We tend to think of our lives as set. What is going to happen will happen regardless, whether it be through nature or nurture or some divine intervention. There’s no halting the master plan. In 2009, as the shooter genre was entering a crossroads in its rapid development, one game told an interesting story that swept across time and asked how permeate our chronology is in Darkest Of Days.

You play as Morris, a soldier for Custer during his infamous last stand, snatched out of time, R.I.P.D. style, into a futuristic agency. Time travel has put history out of order, and it is your job as one of the recent to go through the most chaos and try to save soldiers from an early grave. They do their best to try to put you back into yours. Armed with weapons your opponents could only dream of, you must go through some of the bloodiest battles of recent history, saving who needs to be saved, and dealing with the politics of time-travel. As you try to work out whose side you are really on?

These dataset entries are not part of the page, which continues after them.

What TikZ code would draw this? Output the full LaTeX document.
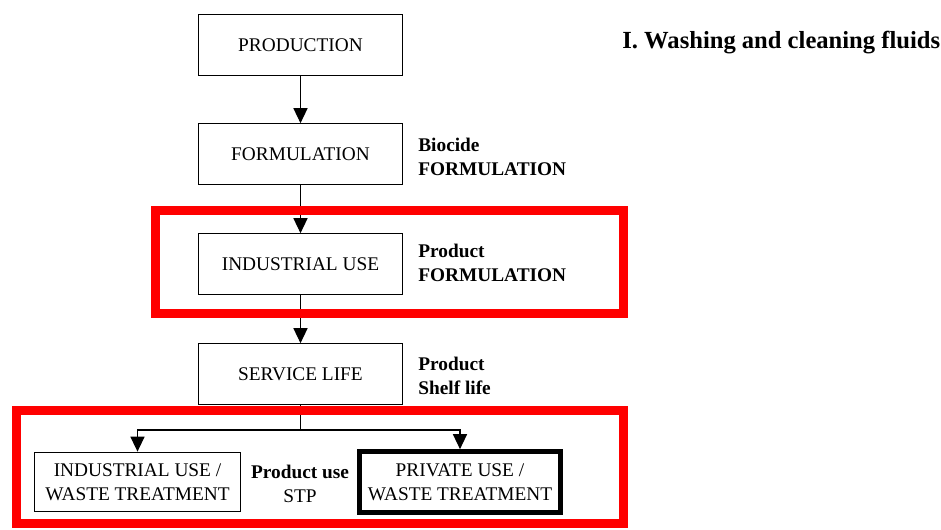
\documentclass[tikz,border=0pt]{standalone}
\usepackage{fontspec}
\setmainfont{Liberation Serif}
\usetikzlibrary{arrows.meta}

\begin{document}
\begin{tikzpicture}[ x = 0.02cm, y = -0.02cm ]
        \tikzset{stage/.style={draw, line width=0.6pt, minimum width=116pt, minimum height=34.5pt,
                 inner sep=0pt, align=center, font=\fontsize{11}{13.6}\selectfont}}
        \tikzset{note/.style={anchor=west, inner sep=0pt, align=left, font=\bfseries\fontsize{11}{13.6}\selectfont}}
        \tikzset{flow/.style={line width=0.6pt, -{Triangle[length=8.5pt,width=8pt]}}}   % directed edges
        \tikzset{frame/.style={draw=red, line width=5.1pt}}

        \useasboundingbox (0,0) rectangle (941,530);

        \node[stage] (prod) at (300.5,45)  {PRODUCTION};
        \node[stage] (form) at (300.5,154) {FORMULATION};
        \node[stage] (indu) at (300.5,264) {INDUSTRIAL USE};
        \node[stage] (serv) at (300.5,374) {SERVICE LIFE};

        \node[stage, minimum width=117pt, minimum height=34pt] (indw) at (137.5,482) {INDUSTRIAL USE /\\WASTE TREATMENT};
        \node[stage, line width=2.8pt, minimum width=114pt, minimum height=34.6pt] (priv) at (460,482) {PRIVATE USE /\\WASTE TREATMENT};

        \node[note] (biof) at (418,157) {Biocide\\FORMULATION};
        \node[note] (prof) at (418,263) {Product\\FORMULATION};
        \node[note] (shel) at (418,375.5) {Product\\Shelf life};
        \node[note, anchor=center, align=center] (stp) at (300,484) {Product use\\\normalfont STP};
        \node[note, font=\bfseries\fontsize{14}{17}\selectfont] (title) at (622,43) {I. Washing and cleaning fluids};

        \draw[flow] (prod) -- (form);
        \draw[flow] (form) -- (indu);
        \draw[flow] (indu) -- (serv);

        \coordinate (split) at (300.5,430);
        \draw[line width=0.6pt] (serv) -- (split);
        \draw[flow] (split) -| (indw);
        \draw[flow] (split) -| (priv);

        \draw[frame] (155.5,210.5) rectangle (623.5,313.5);
        \draw[frame] (16.5,410.5) rectangle (623.5,523.5);

      \end{tikzpicture}
\end{document}
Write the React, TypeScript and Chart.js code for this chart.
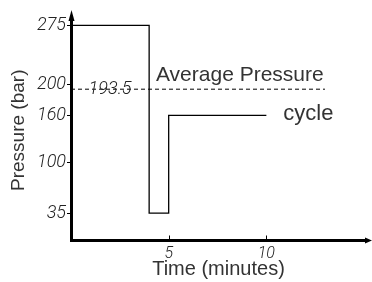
import React, { useEffect, useRef } from "react";
import { Chart, registerables } from "chart.js";

Chart.register(...registerables);

// ---- data ----
const STEP_X = [0, 4, 5, 10];
const STEP_Y = [275, 35, 160, 160];
const AVG_VALUE = 193.5;
const AVG_X = [0, 13];
const Y_TICKS = [35, 100, 160, 200, 275];
const X_TICKS = [5, 10];
const X_MAX = 15.1;
const Y_MAX = 282;
const ANNOTATIONS = [
  { text: "Average Pressure", x: 4.35, y: 204 },
  { text: "cycle", x: 10.87, y: 154 },
];
const AVG_LABEL = { text: "193.5", x: 2.0 };

const TICK_FONT = "Roboto";
const TITLE_FONT = "'Liberation Sans', Arial, sans-serif";

const overlayPlugin = {
  id: "overlay",
  afterDraw(chart: any) {
    const ctx = chart.ctx;
    const xs = chart.scales.x;
    const ys = chart.scales.y;
    const area = chart.chartArea;
    ctx.save();
    // inside x tick marks
    ctx.strokeStyle = "#000";
    ctx.lineWidth = 1;
    xs.ticks.forEach((t: any) => {
      const px = Math.round(xs.getPixelForValue(t.value)) + 0.5;
      ctx.beginPath();
      ctx.moveTo(px, area.bottom - 1);
      ctx.lineTo(px, area.bottom - 5);
      ctx.stroke();
    });
    // arrows
    const ax = ys.right + 0.5;
    ctx.fillStyle = "#000";
    ctx.beginPath();
    ctx.moveTo(ax, area.top - 10);
    ctx.lineTo(ax - 3, area.top + 1);
    ctx.lineTo(ax + 3, area.top + 1);
    ctx.closePath();
    ctx.fill();
    const ay = area.bottom;
    ctx.beginPath();
    ctx.moveTo(chart.width, ay);
    ctx.lineTo(area.right - 1, ay - 3);
    ctx.lineTo(area.right - 1, ay + 3);
    ctx.closePath();
    ctx.fill();
    // annotations
    ctx.fillStyle = "#333";
    ctx.textAlign = "left";
    ctx.textBaseline = "alphabetic";
    ANNOTATIONS.forEach((a, i) => {
      ctx.font = (i === 1 ? "22px " : "21px ") + TITLE_FONT;
      ctx.fillText(a.text, xs.getPixelForValue(a.x), ys.getPixelForValue(a.y));
    });
    // avg value label
    ctx.fillStyle = "#222";
    ctx.font = "italic 300 18px " + TICK_FONT;
    ctx.textAlign = "center";
    ctx.textBaseline = "middle";
    ctx.fillText(AVG_LABEL.text, xs.getPixelForValue(AVG_LABEL.x), ys.getPixelForValue(AVG_VALUE));
    ctx.restore();
  },
};

export default function App() {
  const ref = useRef<HTMLCanvasElement | null>(null);
  useEffect(() => {
    document.body.style.margin = "0";
    const canvas = ref.current!;
    const chart = new Chart(canvas, {
      type: "line",
      data: {
        datasets: [
          {
            data: STEP_X.map((x, i) => ({ x, y: STEP_Y[i] })),
            stepped: "before" as any,
            borderColor: "#000",
            borderWidth: 1.3,
            pointRadius: 0,
            fill: false,
          },
          {
            data: AVG_X.map((x) => ({ x, y: AVG_VALUE })),
            borderColor: "#000",
            borderWidth: 1,
            borderDash: [4, 3],
            pointRadius: 0,
            fill: false,
          },
        ],
      },
      options: {
        animation: false,
        responsive: false,
        maintainAspectRatio: false,
        layout: { padding: { top: 20, right: 6, left: 0, bottom: 0 } },
        plugins: { legend: { display: false }, tooltip: { enabled: false } },
        scales: {
          x: {
            type: "linear",
            min: 0,
            max: X_MAX,
            afterFit: (s: any) => {
              s.height = 41.5;
            },
            afterBuildTicks: (s: any) => {
              s.ticks = X_TICKS.map((v) => ({ value: v }));
            },
            grid: { display: true, drawOnChartArea: false, drawTicks: false },
            border: { display: true, width: 3, color: "#000" },
            ticks: {
              padding: 4,
              color: "#222",
              font: { family: TICK_FONT, size: 16, style: "italic", weight: "300" as any },
              maxRotation: 0,
            },
            title: {
              display: true,
              text: "Time (minutes)",
              color: "#333",
              font: { family: TITLE_FONT, size: 20 },
              padding: { top: 0, bottom: 1 },
            },
          },
          y: {
            type: "linear",
            min: 0,
            max: Y_MAX,
            afterFit: (s: any) => {
              s.width = 71;
            },
            afterBuildTicks: (s: any) => {
              s.ticks = Y_TICKS.map((v) => ({ value: v }));
            },
            grid: { display: true, drawOnChartArea: false, drawTicks: true, tickLength: 4, color: "#000" },
            border: { display: true, width: 3, color: "#000" },
            ticks: {
              padding: 1,
              color: "#222",
              font: { family: TICK_FONT, size: 18, style: "italic", weight: "300" as any },
            },
            title: {
              display: true,
              text: "Pressure (bar)",
              color: "#333",
              font: { family: TITLE_FONT, size: 19 },
              padding: { top: 7, bottom: 0 },
            },
          },
        },
      },
      plugins: [overlayPlugin],
    });
    return () => chart.destroy();
  }, []);
  return <canvas ref={ref} width={372} height={282} style={{ display: "block" }} />;
}
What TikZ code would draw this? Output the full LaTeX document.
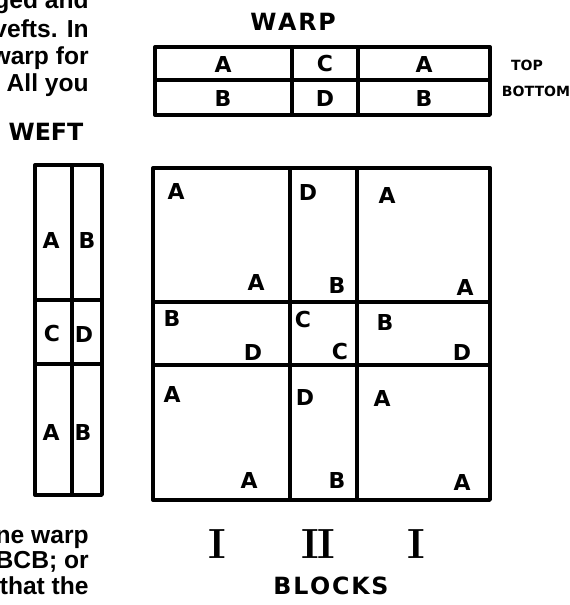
\documentclass[tikz,border=0pt]{standalone}
\usepackage{fontspec}
\newfontfamily\handfont{DejaVu Sans}
\newfontfamily\bodyfont{Liberation Sans}
\begin{document}
\begin{tikzpicture}[
  x=0.02cm, y=-0.02cm,
  gridline/.style = {line width=1.9pt, line cap=round, line join=round},
  cell/.style = {font=\handfont\bfseries\fontsize{12.5}{13}\selectfont, inner sep=0pt},
  small/.style = {font=\handfont\bfseries\fontsize{8}{9}\selectfont, inner sep=0pt},
  head/.style = {font=\handfont\bfseries\fontsize{13.5}{14}\selectfont, inner sep=0pt},
  roman/.style = {font=\bfseries\fontsize{24}{25}\selectfont, inner sep=0pt},
  body/.style = {font=\bodyfont\bfseries\fontsize{14}{15}\selectfont, inner sep=0pt, anchor=base east}
]
  \useasboundingbox (0,0) rectangle (570,605);
  % side text
  \node[body] (t1) at (89,9) {ged and};
  \node[body] (t2) at (89,37) {vefts. In};
  \node[body] (t3) at (89,64) {warp for};
  \node[body] (t4) at (89,91) {All you};
  \node[body] (b1) at (89,543) {ne warp};
  \node[body] (b2) at (89,568) {BCB; or};
  \node[body] (b3) at (89,594) {that the};
  % warp
  \node[head] (warp) at (293,22) {W\kern1pt A\kern1pt R\kern1pt P};
  \draw[gridline] (155,47) rectangle (490,115);
  \draw[gridline] (155,80) -- (490,80);
  \draw[gridline] (292,47) -- (292,115);
  \draw[gridline] (358,47) -- (358,115);
  \node[cell] (wa1) at (223,64) {A};
  \node[cell] (wc) at (325,64) {C};
  \node[cell] (wa2) at (424,64) {A};
  \node[cell] (wb1) at (223,98) {B};
  \node[cell] (wd) at (325,98) {D};
  \node[cell] (wb2) at (424,98) {B};
  \node[small] (top) at (527,65) {TOP};
  \node[small] (bottom) at (536,91) {BOTTOM};
  % weft
  \node[head] (weft) at (46,132) {WEFT};
  \draw[gridline] (35,165) rectangle (102,495);
  \draw[gridline] (72,165) -- (72,495);
  \draw[gridline] (35,300) -- (102,300);
  \draw[gridline] (35,364) -- (102,364);
  \node[cell] (fa1) at (51,240) {A};
  \node[cell] (fb1) at (87,240) {B};
  \node[cell] (fc) at (52,334) {C};
  \node[cell] (fd) at (84,334) {D};
  \node[cell] (fa2) at (51,432) {A};
  \node[cell] (fb2) at (83,432) {B};
  % blocks
  \draw[gridline] (153,168) rectangle (490,500);
  \draw[gridline] (290,168) -- (290,500);
  \draw[gridline] (357,168) -- (357,500);
  \draw[gridline] (153,302) -- (490,302);
  \draw[gridline] (153,365) -- (490,365);
  \node[cell] (a11) at (176,191) {A};
  \node[cell] (a12) at (256,282) {A};
  \node[cell] (d21) at (308,192) {D};
  \node[cell] (b22) at (337,285) {B};
  \node[cell] (a31) at (387,195) {A};
  \node[cell] (a32) at (465,287) {A};
  \node[cell] (b41) at (172,318) {B};
  \node[cell] (d42) at (253,352) {D};
  \node[cell] (c51) at (303,320) {C};
  \node[cell] (c52) at (340,352) {C};
  \node[cell] (b61) at (385,322) {B};
  \node[cell] (d62) at (462,352) {D};
  \node[cell] (a71) at (172,394) {A};
  \node[cell] (a72) at (249,480) {A};
  \node[cell] (d81) at (305,397) {D};
  \node[cell] (b82) at (337,480) {B};
  \node[cell] (a91) at (382,398) {A};
  \node[cell] (a92) at (462,482) {A};
  % numerals
  \node[roman] (n1) at (217,544) {I};
  \node[roman] (n2) at (318,544) {I\kern-1pt I};
  \node[roman] (n3) at (416,544) {I};
  \node[head] (blocks) at (331,586) {B\kern1pt L\kern1pt O\kern1pt C\kern1pt K\kern1pt S};
\end{tikzpicture}
\end{document}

The gameplay of Darkest Of Days is simple, but enticing. You are thrown into a battlefield, and among the carnage and the terror are some targets highlighted blue (kinda like that one Twilight Zone episode). These shouldn’t be killed, and it is your task to incapacitate them, throwing special pellets, keeping them out of harm’s way. There are other objectives, too, as is standard for a shooter of the time, but with the smoke and terror of the battlefields of the past. This should keep you more than occupied as you try to piece together the time-crossing storyline of the campaign. The game boasts a custom engine to help live up to Darkest Of Days premise. The game’s strong suit is taking full advantage of physics engines and the like to help sell the experience.

The game gives you a wide arsenal of weapons, and yes, it is a lot of fun using M16S on opponents from antiquity, almost like messing around with some cheat codes in shooters of days gone past. While the levels are broad, your path through them is are pretty linear affair with little opportunity for you to get lost. You do have a map, and that can be useful, if not just fun to look at. The game is smart on bringing the set pieces, though, from the snowy Russian front to the final days of Pompeii, Darkest Of Days knows how to provide a compelling setting.

We can talk about the homogenisation of genres until the cows come home. Darkest Of Days throws many interesting ideas into the mix, and while the path of fate seemed firmly laid out for the genre, it showed there was still a breath of ingenuity left. Unfortunately, the developer folded before any sequels could be realised, proving the adage about the candle burning brightest burning the quickest. But on the other hand, you don’t need a time machine to see that coming, though.